# AIM
Reproduce nothing except the lines between the line with "Give me the Plotly source for this chart." and the line with "import plotly.graph_objects as go", both ends included, and please leave out pictures.

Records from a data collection
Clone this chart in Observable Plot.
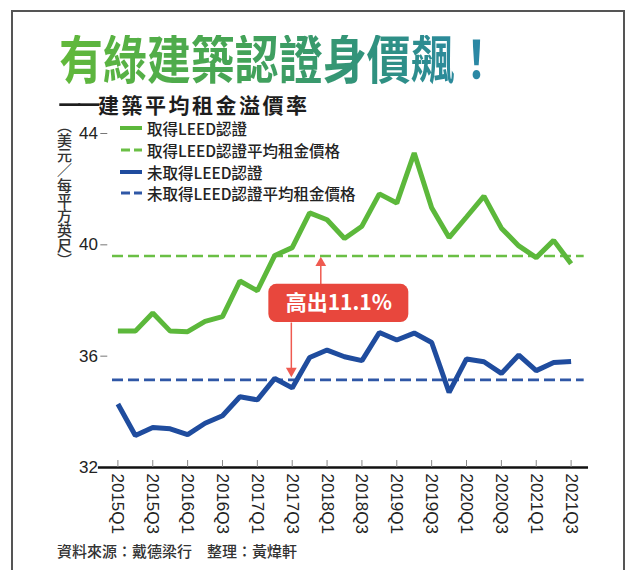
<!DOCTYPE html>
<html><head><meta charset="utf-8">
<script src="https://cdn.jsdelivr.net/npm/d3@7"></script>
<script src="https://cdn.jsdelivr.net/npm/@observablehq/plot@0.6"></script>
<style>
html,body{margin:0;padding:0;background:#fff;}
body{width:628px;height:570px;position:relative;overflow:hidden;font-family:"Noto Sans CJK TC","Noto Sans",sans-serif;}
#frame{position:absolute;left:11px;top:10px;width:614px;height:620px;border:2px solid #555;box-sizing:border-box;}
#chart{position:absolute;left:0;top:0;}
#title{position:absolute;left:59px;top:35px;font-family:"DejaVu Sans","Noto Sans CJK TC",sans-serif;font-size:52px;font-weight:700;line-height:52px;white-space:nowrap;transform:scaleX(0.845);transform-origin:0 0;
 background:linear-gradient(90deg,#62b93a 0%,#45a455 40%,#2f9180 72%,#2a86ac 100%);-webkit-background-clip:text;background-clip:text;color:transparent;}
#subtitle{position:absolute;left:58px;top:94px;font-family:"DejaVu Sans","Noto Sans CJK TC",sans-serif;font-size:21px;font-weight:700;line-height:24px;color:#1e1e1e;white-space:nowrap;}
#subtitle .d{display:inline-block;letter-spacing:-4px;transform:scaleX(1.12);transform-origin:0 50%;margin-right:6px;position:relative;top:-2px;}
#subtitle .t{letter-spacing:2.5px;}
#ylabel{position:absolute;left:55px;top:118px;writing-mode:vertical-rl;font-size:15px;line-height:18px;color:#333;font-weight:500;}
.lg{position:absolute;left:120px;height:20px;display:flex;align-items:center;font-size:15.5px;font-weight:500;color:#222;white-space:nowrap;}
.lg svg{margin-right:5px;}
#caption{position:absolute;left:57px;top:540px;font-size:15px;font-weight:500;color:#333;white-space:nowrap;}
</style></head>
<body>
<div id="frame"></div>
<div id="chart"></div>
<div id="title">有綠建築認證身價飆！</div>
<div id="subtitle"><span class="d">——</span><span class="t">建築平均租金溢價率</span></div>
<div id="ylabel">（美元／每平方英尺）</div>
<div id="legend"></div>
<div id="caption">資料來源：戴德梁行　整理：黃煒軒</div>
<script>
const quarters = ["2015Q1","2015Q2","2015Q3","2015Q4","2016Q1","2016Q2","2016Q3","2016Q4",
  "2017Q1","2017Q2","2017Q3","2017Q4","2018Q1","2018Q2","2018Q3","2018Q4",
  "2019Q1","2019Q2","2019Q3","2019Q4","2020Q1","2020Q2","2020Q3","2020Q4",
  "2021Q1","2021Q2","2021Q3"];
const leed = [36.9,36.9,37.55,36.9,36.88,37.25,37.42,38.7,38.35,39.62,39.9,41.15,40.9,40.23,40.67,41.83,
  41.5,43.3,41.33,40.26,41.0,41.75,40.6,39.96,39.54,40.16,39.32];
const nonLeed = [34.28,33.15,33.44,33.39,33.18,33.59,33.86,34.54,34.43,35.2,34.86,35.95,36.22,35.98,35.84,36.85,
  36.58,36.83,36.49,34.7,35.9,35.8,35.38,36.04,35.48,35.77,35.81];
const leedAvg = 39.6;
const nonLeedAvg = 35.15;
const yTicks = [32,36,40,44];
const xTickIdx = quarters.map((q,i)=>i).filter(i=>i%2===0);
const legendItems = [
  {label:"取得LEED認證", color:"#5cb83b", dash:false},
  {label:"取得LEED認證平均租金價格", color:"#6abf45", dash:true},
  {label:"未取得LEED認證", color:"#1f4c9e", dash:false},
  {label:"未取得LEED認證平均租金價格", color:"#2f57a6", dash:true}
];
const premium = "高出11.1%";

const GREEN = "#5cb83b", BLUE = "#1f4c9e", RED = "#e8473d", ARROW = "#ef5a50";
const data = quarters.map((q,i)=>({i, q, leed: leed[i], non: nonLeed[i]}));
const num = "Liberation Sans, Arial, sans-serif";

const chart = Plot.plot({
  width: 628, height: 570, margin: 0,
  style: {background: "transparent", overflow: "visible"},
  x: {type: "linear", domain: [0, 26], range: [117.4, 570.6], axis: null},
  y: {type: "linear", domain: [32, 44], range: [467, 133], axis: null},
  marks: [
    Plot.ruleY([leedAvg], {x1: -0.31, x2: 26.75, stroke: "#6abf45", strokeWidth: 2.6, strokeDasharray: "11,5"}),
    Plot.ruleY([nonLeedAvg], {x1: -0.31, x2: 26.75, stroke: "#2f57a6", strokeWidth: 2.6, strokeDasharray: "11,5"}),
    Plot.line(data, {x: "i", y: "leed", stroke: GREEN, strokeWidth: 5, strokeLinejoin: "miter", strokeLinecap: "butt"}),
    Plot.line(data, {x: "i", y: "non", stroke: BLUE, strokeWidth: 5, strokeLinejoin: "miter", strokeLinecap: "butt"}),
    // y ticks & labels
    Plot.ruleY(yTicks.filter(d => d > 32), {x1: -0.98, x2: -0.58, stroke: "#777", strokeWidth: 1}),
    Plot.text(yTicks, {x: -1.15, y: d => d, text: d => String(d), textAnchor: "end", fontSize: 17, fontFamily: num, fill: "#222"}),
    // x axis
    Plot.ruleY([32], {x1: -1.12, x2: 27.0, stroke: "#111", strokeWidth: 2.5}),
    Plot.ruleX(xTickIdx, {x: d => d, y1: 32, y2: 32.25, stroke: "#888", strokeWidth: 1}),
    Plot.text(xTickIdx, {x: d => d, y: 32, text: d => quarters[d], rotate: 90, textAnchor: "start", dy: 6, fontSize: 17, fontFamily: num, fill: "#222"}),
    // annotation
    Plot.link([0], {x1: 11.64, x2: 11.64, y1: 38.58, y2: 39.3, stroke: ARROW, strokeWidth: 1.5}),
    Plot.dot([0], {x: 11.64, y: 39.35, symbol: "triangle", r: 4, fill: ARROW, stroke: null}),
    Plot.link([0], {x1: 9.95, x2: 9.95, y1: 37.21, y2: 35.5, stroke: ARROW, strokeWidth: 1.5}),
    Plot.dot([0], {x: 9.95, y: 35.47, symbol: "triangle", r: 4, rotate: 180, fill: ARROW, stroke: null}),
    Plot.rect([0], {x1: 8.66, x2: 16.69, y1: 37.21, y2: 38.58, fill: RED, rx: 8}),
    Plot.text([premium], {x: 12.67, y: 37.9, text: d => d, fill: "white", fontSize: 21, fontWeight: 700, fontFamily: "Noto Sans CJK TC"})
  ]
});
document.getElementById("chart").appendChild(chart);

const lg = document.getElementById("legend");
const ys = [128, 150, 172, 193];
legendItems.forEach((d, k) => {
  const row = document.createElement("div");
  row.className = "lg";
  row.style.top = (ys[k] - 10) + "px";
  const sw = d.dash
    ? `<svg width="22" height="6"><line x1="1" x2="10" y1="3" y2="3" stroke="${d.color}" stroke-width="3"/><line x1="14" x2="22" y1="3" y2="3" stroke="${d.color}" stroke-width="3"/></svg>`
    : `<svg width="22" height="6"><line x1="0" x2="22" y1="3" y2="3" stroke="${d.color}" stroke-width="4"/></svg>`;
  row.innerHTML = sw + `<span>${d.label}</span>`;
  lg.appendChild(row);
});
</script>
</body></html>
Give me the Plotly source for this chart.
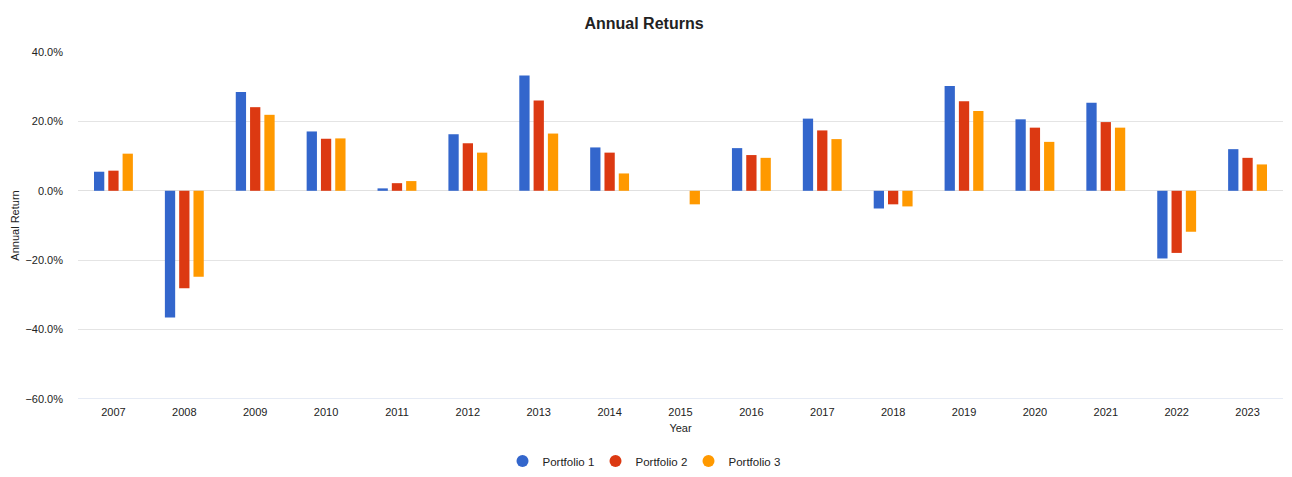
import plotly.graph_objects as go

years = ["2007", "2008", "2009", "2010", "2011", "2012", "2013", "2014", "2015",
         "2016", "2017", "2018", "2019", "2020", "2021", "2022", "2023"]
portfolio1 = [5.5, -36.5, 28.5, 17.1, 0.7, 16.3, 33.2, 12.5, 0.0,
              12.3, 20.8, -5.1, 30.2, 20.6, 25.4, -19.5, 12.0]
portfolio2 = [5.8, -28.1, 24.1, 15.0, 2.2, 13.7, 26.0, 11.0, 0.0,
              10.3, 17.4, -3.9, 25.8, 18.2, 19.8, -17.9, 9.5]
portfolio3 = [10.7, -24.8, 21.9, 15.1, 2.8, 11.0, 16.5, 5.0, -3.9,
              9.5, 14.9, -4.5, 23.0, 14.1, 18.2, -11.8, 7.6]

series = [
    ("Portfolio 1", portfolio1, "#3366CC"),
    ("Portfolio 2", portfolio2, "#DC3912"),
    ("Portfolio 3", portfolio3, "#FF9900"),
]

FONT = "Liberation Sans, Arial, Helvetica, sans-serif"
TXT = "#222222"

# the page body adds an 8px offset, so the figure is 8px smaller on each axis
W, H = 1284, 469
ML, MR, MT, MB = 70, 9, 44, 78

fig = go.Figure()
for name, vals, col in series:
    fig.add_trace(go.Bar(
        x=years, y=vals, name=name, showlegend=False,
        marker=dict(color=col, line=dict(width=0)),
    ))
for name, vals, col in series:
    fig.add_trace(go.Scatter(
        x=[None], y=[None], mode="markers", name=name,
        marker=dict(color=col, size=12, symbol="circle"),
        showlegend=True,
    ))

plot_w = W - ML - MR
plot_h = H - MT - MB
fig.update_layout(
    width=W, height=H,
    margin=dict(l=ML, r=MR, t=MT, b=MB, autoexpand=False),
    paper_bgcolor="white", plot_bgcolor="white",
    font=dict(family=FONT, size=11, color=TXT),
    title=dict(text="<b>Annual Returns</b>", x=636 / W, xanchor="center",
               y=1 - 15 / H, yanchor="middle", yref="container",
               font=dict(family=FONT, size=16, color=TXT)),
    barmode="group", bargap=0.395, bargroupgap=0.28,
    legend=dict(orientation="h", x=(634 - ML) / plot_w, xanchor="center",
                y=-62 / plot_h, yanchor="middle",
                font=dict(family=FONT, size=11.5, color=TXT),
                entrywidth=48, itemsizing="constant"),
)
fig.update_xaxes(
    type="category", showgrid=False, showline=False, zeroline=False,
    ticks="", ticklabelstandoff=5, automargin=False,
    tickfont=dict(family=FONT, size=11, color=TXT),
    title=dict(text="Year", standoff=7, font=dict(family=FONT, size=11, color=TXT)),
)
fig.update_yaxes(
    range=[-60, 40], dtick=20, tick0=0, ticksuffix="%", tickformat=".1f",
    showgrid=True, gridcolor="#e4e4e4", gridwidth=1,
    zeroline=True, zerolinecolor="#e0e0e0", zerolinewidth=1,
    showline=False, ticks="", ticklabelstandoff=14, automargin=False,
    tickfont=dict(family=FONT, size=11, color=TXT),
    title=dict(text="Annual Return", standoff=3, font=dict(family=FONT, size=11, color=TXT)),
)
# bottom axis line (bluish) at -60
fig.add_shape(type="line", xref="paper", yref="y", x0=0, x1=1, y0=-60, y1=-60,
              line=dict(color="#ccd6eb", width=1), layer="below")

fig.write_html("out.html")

# OUTPUT FOR THIS TASK
Give me the Plotly source for this chart.
import plotly.graph_objects as go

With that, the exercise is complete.